Tuesday, December 17, 2013

Risk Appetite: Eating Well or Sleeping Well

Ralph and enjoyed teaching the December 4-6 Acquisition Finance Course at the Amsterdam Institute of Finance-despite enduring the worst storm in over 60 years while in Amsterdam. The attendees raised some interesting questions, which I will attempt to address in this and upcoming posts.

Readers of MergerProf will note one of the reoccurring themes is how changes in investor risk appetite trigger changes in buyout volume, capital structure, financing instruments and structuring. The attendees inquired about what causes risk appetite changes. This is an important issue for trying to understand markets.

Risk appetite is based on Keynes’ notion of Animal Spirits and included in behavioral finace. My understanding of risk appetite is as follows:

1)   Risk Appetite is driven by changes in investor wealth. When wealth increases it encourage investors to risk their winnings on more adventurous activities. When wealth decreases, in a downturn or market crash, it make us more cautious. This is especially true when the wealth decreases are large enough to cause solvency and liquidity problems which breach our budget constraints.

2)   Risk appetite changes, both up and down, are amplified by leverage and liquidity. Leverage allows us to invest more thereby lifting asset prices and collateral values. This creates a virtuous circle or positive feedback loop. As we all know, when this reverses, the downward price movement can be unpleasant.
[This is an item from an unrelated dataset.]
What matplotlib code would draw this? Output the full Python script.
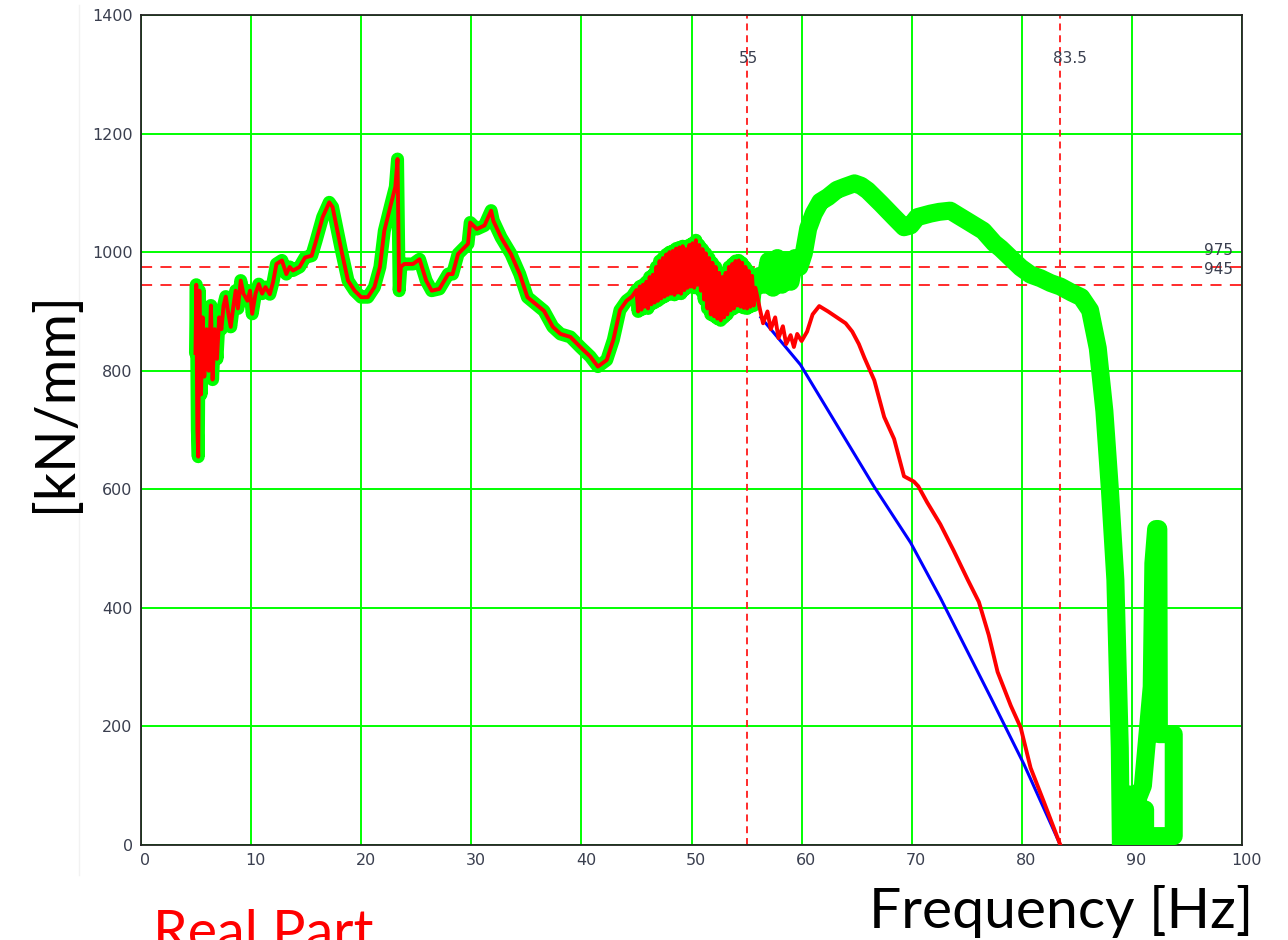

3)   Liquidity is driven by rising asset prices and increased credit. It tends to be ephemeral and is never there when you need it as investors learned during the credit crisis. Hence the need to hold negative return assets like cash and treasuries as an insurance policy.

4)   Liquidity shifts as asset correlations change. All asset correlations, except for cash and treasury insurance policy assets, go to one in a crisis. Diversification evaporates just when you need it the most. As prices decline, we tend to liquidate our most liquid assets first, to make margin calls, to minimize capital losses. This triggers a vicious circle further reducing prices, credit and liquidity.

Currently, central bank Quantitative Easing efforts with their massive liquidity injections and falling yields have spurred investor risk appetite-more so in the United States than Europe given the improved domestic economy. Thus, U.S. buyout volume is strong, fueled by investor demand for higher yielding high risk instruments like “CCC” rated debt, high yield bonds, second lien loans, and covenant lite loans used to fund more aggressive higher priced buyouts. Interestingly, we are also seeing more PE sponsored IPO exits like Blackstone’s Hilton Offering. This is a reflection of an exuberant stock market compared to a more subdued M&A-trade sale exit.

We all know how this will end. We just do not know when it will end. We need to structure transactions able to withstand abrupt market changes. Of course, this comes at a cost.